Arriva in jeans e giubbotto sportivo, si siede al tavolino di uno dei bar più antichi di Castellammare di Stabia (Napoli), e le prime parole che dice sono queste: “Delle indagini di Consip non parlo”. E’ la precondizione del maggiore dei carabinieri Gianpaolo Scafarto, l’investigatore di punta dell’inchiesta che arrivò ad Alfredo Romeo, al Giglio Magico e a Babbo Renzi, per accettare l’intervista sulla sua candidatura al consiglio comunale di Scafati (Salerno). Scafarto si candida in una lista chiamata “Liberal Democratici”, in coalizione del candidato sindaco Corrado Scarlato, è alleata con “Scafati Viva”, cioé “Italia Viva” in salsa civico-paesana, stesso simbolo e stessa ispirazione politica, stesso logo a forma di gabbiano che evoca la figura di Matteo Renzi.

Va bene, di Consip non parliamo. Ma posso almeno chiederle se non teme che la sua candidatura in una lista alleata con i renziani venga interpretata in maniera strumentale?
Perché dovrebbe esserlo?

Perché nel giugno 2018 lei fu nominato assessore a Castellammare di Stabia (Napoli) in una giunta di Forza Italia e Renzi, all’epoca Pd, disse che quella era la prova che lei e gli investigatori del Nucleo Operativo Ecologico dei carabinieri guidati dal colonnello Sergio De Caprio avevate indagato mossi da fini politici, come avversari politici, e qualcuno gli venne dietro. Un concetto che Renzi ha ribadito durante la deposizione da testimone al processo di Roma sul caso Consip che la vede imputato. Ora chissà cosa diranno sulla sua candidatura in alleanza coi renziani.
E cosa diranno? Che ho fatto tutto questo per diventare consigliere comunale a Scafati dopo aver fatto l’assessore alla Legalità e alla Sicurezza a Castellammare lavorando 12 ore al giorno per 700 euro al mese? Siamo seri. A parte che io, in fondo, non ho remore contro Renzi e questa candidatura dimostra la mia terzietà rispetto alle accuse che mi sono state mosse, le rivelo che nel 2018 mi fu offerta una candidatura da sicura elezione in Parlamento e rinunciai.
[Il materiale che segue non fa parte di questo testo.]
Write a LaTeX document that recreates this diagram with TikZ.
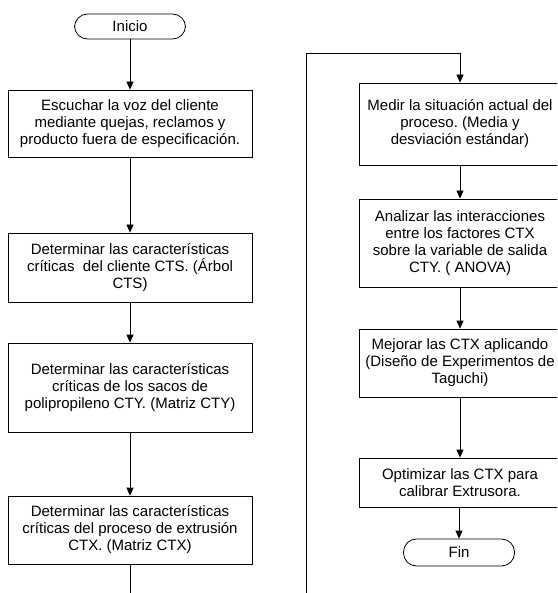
\documentclass[tikz,border=0pt]{standalone}
\usepackage{fontspec}
\setmainfont{Liberation Sans}
\usetikzlibrary{arrows.meta}
\frenchspacing
\begin{document}
\begin{tikzpicture}[x=1pt,y=-1pt,
  txt/.style={font=\fontsize{15}{17}\selectfont\frenchspacing},
  box/.style={txt, draw, line width=0.8pt, align=center, inner sep=0pt},
  lbox/.style={box, minimum width=244pt},
  rbox/.style={box, minimum width=202pt},
  term/.style={txt, draw, line width=0.8pt, rounded corners=13pt, inner sep=0pt, minimum width=111pt},
  arr/.style={line width=0.8pt, -{Triangle[length=8pt,width=7pt]}},
  ln/.style={line width=0.8pt}]
\useasboundingbox (0,0) rectangle (557,593);
\clip (0,0) rectangle (557,593);
% left column
\node[term, minimum height=25pt] (ini) at (130,26.5) {Inicio};
\node[lbox, minimum height=67pt] (b1) at (130,123.5) {Escuchar la voz del cliente\\mediante quejas, reclamos y\\producto fuera de especificación.};
\node[lbox, minimum height=69pt] (b2) at (130,267.5) {Determinar las características\\críticas\ \ del cliente CTS. (Árbol\\CTS)};
\node[lbox, minimum height=89pt] (b3) at (130,387.5) {Determinar las características\\críticas de los sacos de\\polipropileno CTY. (Matriz CTY)};
\node[lbox, minimum height=68pt] (b4) at (130,530) {Determinar las características\\críticas del proceso de extrusión\\CTX. (Matriz CTX)};
% right column
\node[rbox, minimum height=82pt] (b5) at (460,124) {Medir la situación actual del\\proceso. (Media y\\desviación estándar)};
\node[rbox, minimum height=88pt] (b6) at (460,243) {Analizar las interacciones\\entre los factores CTX\\sobre la variable de salida\\CTY. ( ANOVA)};
\node[rbox, minimum height=68pt] (b7) at (460,363) {Mejorar las CTX aplicando\\(Diseño de Experimentos de\\Taguchi)};
\node[rbox, minimum height=49pt] (b8) at (460,482.5) {Optimizar las CTX para\\calibrar Extrusora.};
\node[term, minimum height=27pt] (fin) at (459,552.5) {Fin};
% connectors
\coordinate (e1) at (130,593);
\coordinate (e2) at (306,593);
\coordinate (k1) at (306,53);
\draw[arr] (ini) -- (b1);
\draw[arr] (b1) -- (b2);
\draw[arr] (b2) -- (b3);
\draw[arr] (b3) -- (b4);
\draw[ln] (b4.south) -- (e1);
\draw[arr] (e2) -- (k1) -| (b5.north);
\draw[arr] (b5) -- (b6);
\draw[arr] (b6) -- (b7);
\draw[arr] (b7) -- (b8);
\draw[arr] (b8.south -| fin.north) -- (fin.north);
\end{tikzpicture}
\end{document}
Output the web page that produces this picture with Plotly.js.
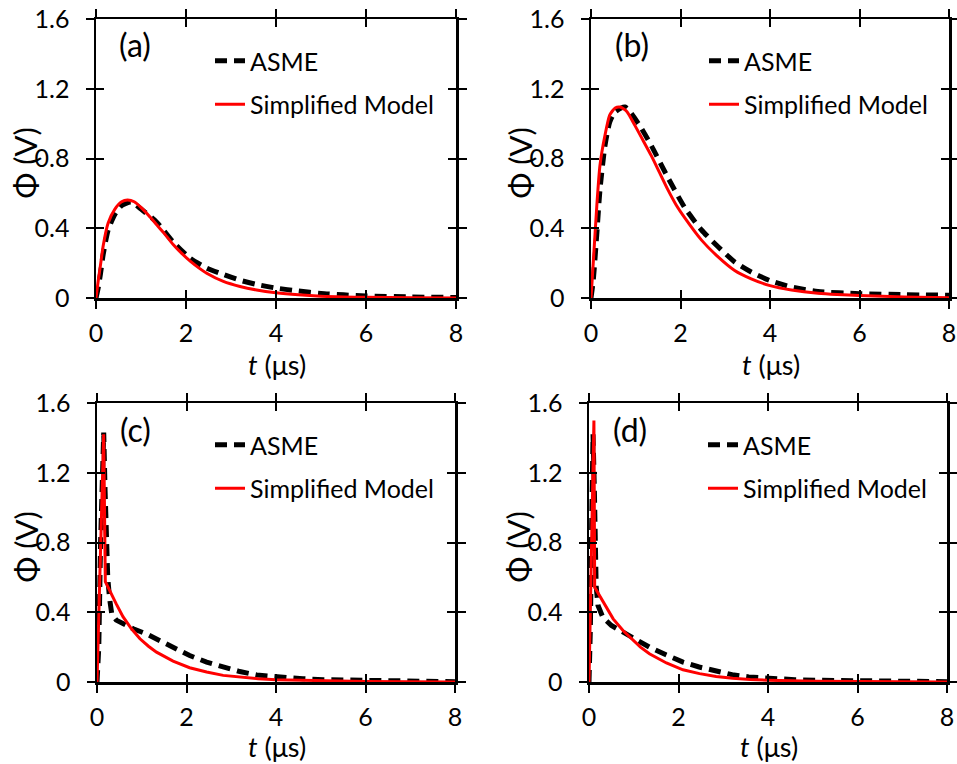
<!DOCTYPE html>
<html>
<head>
<meta charset="utf-8">
<script src="https://cdn.plot.ly/plotly-3.0.1.min.js"></script>
<style>html,body{margin:0;padding:0;background:#fff;}#chart{width:957px;height:764px;}</style>
</head>
<body>
<div id="chart"></div>
<script>
// ---------- data ----------
const panelLabels = ["(a)", "(b)", "(c)", "(d)"];
const seriesNames = ["ASME", "Simplified Model"];
const xTickVals = [0, 2, 4, 6, 8];
const yTickVals = [0, 0.4, 0.8, 1.2, 1.6];
const yTickText = ["0", "0.4", "0.8", "1.2", "1.6"];

// (a)
const tAsmeA = [0, 0.05, 0.1, 0.16, 0.27, 0.42, 0.57, 0.78, 1.0, 1.35, 1.72, 2.09, 2.46, 2.83, 3.2, 3.57, 4.0, 4.5, 5.0, 5.5, 6, 7, 8];
const asmeA  = [0, 0.06, 0.14, 0.25, 0.39, 0.48, 0.53, 0.55, 0.51, 0.435, 0.32, 0.228, 0.172, 0.135, 0.102, 0.078, 0.057, 0.04, 0.026, 0.018, 0.012, 0.006, 0.003];
const tSimA  = [0, 0.05, 0.1, 0.16, 0.27, 0.42, 0.57, 0.7, 0.85, 1.0, 1.2, 1.35, 1.5, 1.72, 1.9, 2.1, 2.3, 2.46, 2.83, 3.2, 3.57, 4.0, 4.5, 5.0, 5.5, 6, 7, 8];
const simA   = [0, 0.1, 0.19, 0.3, 0.43, 0.51, 0.552, 0.562, 0.552, 0.52, 0.465, 0.42, 0.375, 0.305, 0.257, 0.21, 0.17, 0.142, 0.095, 0.066, 0.046, 0.03, 0.018, 0.01, 0.006, 0.004, 0.001, 0];

// (b)
const tAsmeB = [0, 0.05, 0.13, 0.2, 0.31, 0.42, 0.54, 0.76, 1.06, 1.35, 1.72, 2.1, 2.47, 2.84, 3.21, 3.58, 4.0, 4.48, 5.07, 6, 7, 8];
const asmeB  = [0, 0.1, 0.37, 0.62, 0.87, 1.01, 1.067, 1.095, 1.0, 0.873, 0.69, 0.516, 0.39, 0.294, 0.207, 0.149, 0.10, 0.063, 0.037, 0.025, 0.019, 0.016];
const tSimB  = [0, 0.05, 0.13, 0.2, 0.31, 0.42, 0.54, 0.65, 0.8, 0.98, 1.15, 1.35, 1.53, 1.72, 1.9, 2.1, 2.47, 2.84, 3.21, 3.58, 4.0, 4.48, 5.07, 5.5, 6, 7, 8];
const simB   = [0, 0.2, 0.53, 0.76, 0.93, 1.05, 1.09, 1.095, 1.07, 0.99, 0.91, 0.815, 0.72, 0.62, 0.535, 0.458, 0.332, 0.236, 0.158, 0.11, 0.071, 0.046, 0.027, 0.02, 0.015, 0.006, 0.002];

// (c)
const tAsmeC = [0, 0.04, 0.08, 0.12, 0.15, 0.18, 0.21, 0.24, 0.28, 0.33, 0.43, 0.58, 0.81, 1.1, 1.4, 1.7, 2.07, 2.45, 2.82, 3.19, 3.57, 4.0, 4.6, 5.06, 6, 7, 8];
const asmeC  = [0, 0.2, 0.8, 1.3, 1.43, 1.1, 0.75, 0.6, 0.48, 0.39, 0.355, 0.335, 0.305, 0.276, 0.238, 0.2, 0.152, 0.114, 0.086, 0.06, 0.04, 0.029, 0.019, 0.013, 0.008, 0.004, 0.002];
const tSimC  = [0, 0.149, 0.186, 0.28, 0.43, 0.58, 0.77, 0.96, 1.15, 1.33, 1.7, 2.07, 2.45, 2.82, 3.19, 3.6, 4.0, 5.06, 6, 7, 8];
const simC   = [0, 1.42, 0.575, 0.524, 0.448, 0.375, 0.305, 0.248, 0.205, 0.171, 0.12, 0.082, 0.057, 0.038, 0.027, 0.019, 0.013, 0.006, 0.003, 0.001, 0];

// (d)
const tAsmeD = [0, 0.03, 0.06, 0.09, 0.12, 0.14, 0.16, 0.2, 0.31, 0.5, 0.76, 1.05, 1.35, 1.72, 2.1, 2.46, 2.83, 3.2, 3.57, 4.0, 4.6, 5.05, 6, 7, 8];
const asmeD  = [0, 0.3, 0.9, 1.42, 1.1, 0.8, 0.55, 0.44, 0.37, 0.324, 0.286, 0.238, 0.2, 0.156, 0.114, 0.086, 0.061, 0.042, 0.029, 0.021, 0.013, 0.01, 0.006, 0.003, 0.002];
const tSimD  = [0, 0.11, 0.127, 0.24, 0.39, 0.54, 0.76, 0.98, 1.15, 1.35, 1.73, 2.1, 2.47, 2.84, 3.21, 3.6, 4.0, 5.08, 6, 7, 8];
const simD   = [0, 1.50, 0.543, 0.495, 0.43, 0.362, 0.295, 0.238, 0.2, 0.162, 0.109, 0.07, 0.048, 0.032, 0.021, 0.014, 0.01, 0.004, 0.002, 0.001, 0];

const panels = [
  {tA: tAsmeA, a: asmeA, tS: tSimA, s: simA, shape: 'spline'},
  {tA: tAsmeB, a: asmeB, tS: tSimB, s: simB, shape: 'spline'},
  {tA: tAsmeC, a: asmeC, tS: tSimC, s: simC, shape: 'linear'},
  {tA: tAsmeD, a: asmeD, tS: tSimD, s: simD, shape: 'linear'}
];

// ---------- layout geometry (pixels) ----------
const W = 957, H = 764;
const boxes = [
  {l: 96,  r: 456,   t: 19,    b: 298},
  {l: 591, r: 949,   t: 19,    b: 298},
  {l: 97,  r: 455,   t: 403,   b: 682},
  {l: 589, r: 947,   t: 403,   b: 682}
];
const xTitleY = [364, 364, 746, 746];
const FONT = 'Lato, "Open Sans", sans-serif';
const px = x => x / W;
const py = y => 1 - y / H;

const traces = [];
const layout = {
  width: W, height: H, autosize: false,
  margin: {l: 0, r: 0, t: 0, b: 0},
  paper_bgcolor: '#fff', plot_bgcolor: '#fff',
  font: {family: FONT, size: 24, color: '#000'},
  showlegend: true,
  annotations: [],
};

panels.forEach((p, i) => {
  const n = i + 1, sfx = n === 1 ? '' : String(n);
  const xa = 'x' + sfx, ya = 'y' + sfx;
  const legName = n === 1 ? 'legend' : 'legend' + n;
  const bx = boxes[i];
  traces.push({
    x: p.tA, y: p.a, xaxis: xa, yaxis: ya, type: 'scatter', mode: 'lines',
    name: seriesNames[0], legend: legName, legendgroup: 'g1_' + n,
    line: {color: '#000', width: 5, dash: '12px,7px', shape: p.shape, smoothing: 0.6},
    hoverinfo: 'skip'
  });
  traces.push({
    x: p.tS, y: p.s, xaxis: xa, yaxis: ya, type: 'scatter', mode: 'lines',
    name: seriesNames[1], legend: legName, legendgroup: 'g2_' + n,
    line: {color: '#ff0000', width: 3, shape: p.shape, smoothing: 0.6},
    hoverinfo: 'skip'
  });
  // overlay axes for crossing ticks
  const ox = 'x' + (n + 4), oy = 'y' + (n + 4);
  traces.push({x: [0], y: [0], xaxis: ox, yaxis: ya, mode: 'none', type: 'scatter', showlegend: false, hoverinfo: 'skip'});
  traces.push({x: [0], y: [0], xaxis: xa, yaxis: oy, mode: 'none', type: 'scatter', showlegend: false, hoverinfo: 'skip'});

  const common = {showgrid: false, zeroline: false, tickwidth: 2, tickcolor: '#000', ticklen: 8, fixedrange: true};
  layout['xaxis' + sfx] = Object.assign({}, common, {
    domain: [px(bx.l), px(bx.r)], anchor: ya, range: [0, 8], tickvals: xTickVals,
    ticks: 'outside', mirror: 'ticks', showline: true, linecolor: '#000', linewidth: 2.5,
    tickfont: {family: FONT, size: 25, color: '#000'}, ticklabelstandoff: 3
  });
  layout['yaxis' + sfx] = Object.assign({}, common, {
    domain: [py(bx.b), py(bx.t)], anchor: xa, range: [0, 1.6], tickvals: yTickVals,
    ticktext: yTickText,
    ticks: 'outside', mirror: 'ticks', showline: true, linecolor: '#000', linewidth: 2.5,
    tickfont: {family: FONT, size: 25, color: '#000'}, ticklabelstandoff: 11
  });
  layout['xaxis' + (n + 4)] = Object.assign({}, common, {
    overlaying: xa, anchor: ya, range: [0, 8], tickvals: xTickVals,
    ticks: 'inside', mirror: 'ticks', showline: false, showticklabels: false
  });
  layout['yaxis' + (n + 4)] = Object.assign({}, common, {
    overlaying: ya, anchor: xa, range: [0, 1.6], tickvals: yTickVals,
    ticks: 'inside', mirror: 'ticks', showline: false, showticklabels: false
  });

  // legend
  const legX = [210, 704, 210, 703][i];
  const legY = [38, 38, 422, 422][i];
  layout[legName] = {
    x: px(legX), y: py(legY), xanchor: 'left', yanchor: 'top',
    bgcolor: 'rgba(0,0,0,0)', borderwidth: 0,
    font: {family: FONT, size: 25, color: '#000'},
    traceorder: 'grouped', tracegroupgap: 8, itemclick: false, itemdoubleclick: false
  };

  // panel label
  const lab = [[135, 44], [631.5, 44], [135, 429], [629.5, 429]][i];
  layout.annotations.push({
    xref: 'paper', yref: 'paper', x: px(lab[0]), y: py(lab[1]), xanchor: 'center', yanchor: 'middle',
    text: panelLabels[i], showarrow: false, font: {family: FONT, size: 32, color: '#000'}
  });
  // axis titles
  layout.annotations.push({
    xref: 'paper', yref: 'paper', x: px((bx.l + bx.r) / 2 + 1), y: py(xTitleY[i]), xanchor: 'center', yanchor: 'middle',
    text: '<i>t</i> (\u03bcs)', showarrow: false, font: {family: FONT, size: 27, color: '#000'}
  });
  layout.annotations.push({
    xref: 'paper', yref: 'paper', x: px(bx.l - 72), y: py((bx.t + bx.b) / 2 + 5), xanchor: 'center', yanchor: 'middle',
    textangle: -90, text: '\u03a6 (V)', showarrow: false, font: {family: FONT, size: 31, color: '#000'}
  });
});

Plotly.newPlot('chart', traces, layout, {staticPlot: true, displayModeBar: false});
</script>
</body>
</html>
In quel caso, sì, la mia candidatura sarebbe apparsa strumentale e per questo decisi di rinunciare.

Questa ci giunge nuova, è una notizia. Quale partito le offrì uno scranno in Parlamento?
(Scafarto sorride e non risponde).

Proviamo a indovinarlo: sul Fatto l’anno scorso abbiamo scritto che Luigi Di Maio nel 2018, poco dopo le elezioni politiche dichiarò in una trasmissione di Rai 3 che aveva incontrato “esponenti delle forze dell’ordine di una grande inchiesta che non possiamo dire, di ribalta nazionale, il cui nucleo fu smembrato e loro sono stati mandati a portare la carta igienica nella scuola ufficiali… ci sono tante ingiustizie nel Paese…”. Si riferiva al Noe: l’allora leader dei Cinque Stelle aveva incontrato tre carabinieri che lavorarono con lei a mettere le cimici negli uffici di Romeo a Roma. Fu il M5s a offrirle la candidatura?
(Scafarto seguita a sorridere e non risponde).

Ci dica almeno se rimpiange di non essere diventato onorevole.
No, sono sicuro di aver fatto bene, in quel caso sì la mia candidatura sarebbe stata interpretata in maniera scorretta e strumentale.

Perché si candida al consiglio comunale di Scafati?
Ho un legame forte con quel territorio, i miei genitori hanno tanti amici lì, ci ho lavorato tre anni, dal 2006 al 2008, come comandante della Tenenza di Scafati, fummo io e la mia squadra a scoprire e ritrovare l’auto rubata e usata dagli assassini del tenente Pittoni durante la rapina alle poste di Pagani. E nei cinque anni successivi ho lavorato al Nucleo Operativo e Radiomobile della Compagnia di Nocera Inferiore, sempre occupandomi di quel territorio, che conosco bene in tutti i suoi problemi.

Scarlato l’ha voluta perché è un nome famoso?
Non credo. Credo che abbia apprezzato le mie competenze e la mia professionalità. Ho anche dato un piccolo contributo alla stesura del programma, nella parte relativa ai temi dell’ambiente, della sicurezza e della raccolta differenziata dei rifiuti. Un contributo frutto delle mie esperienze al Nucleo Operativo Ecologico dei carabinieri e nella giunta di Castellammare.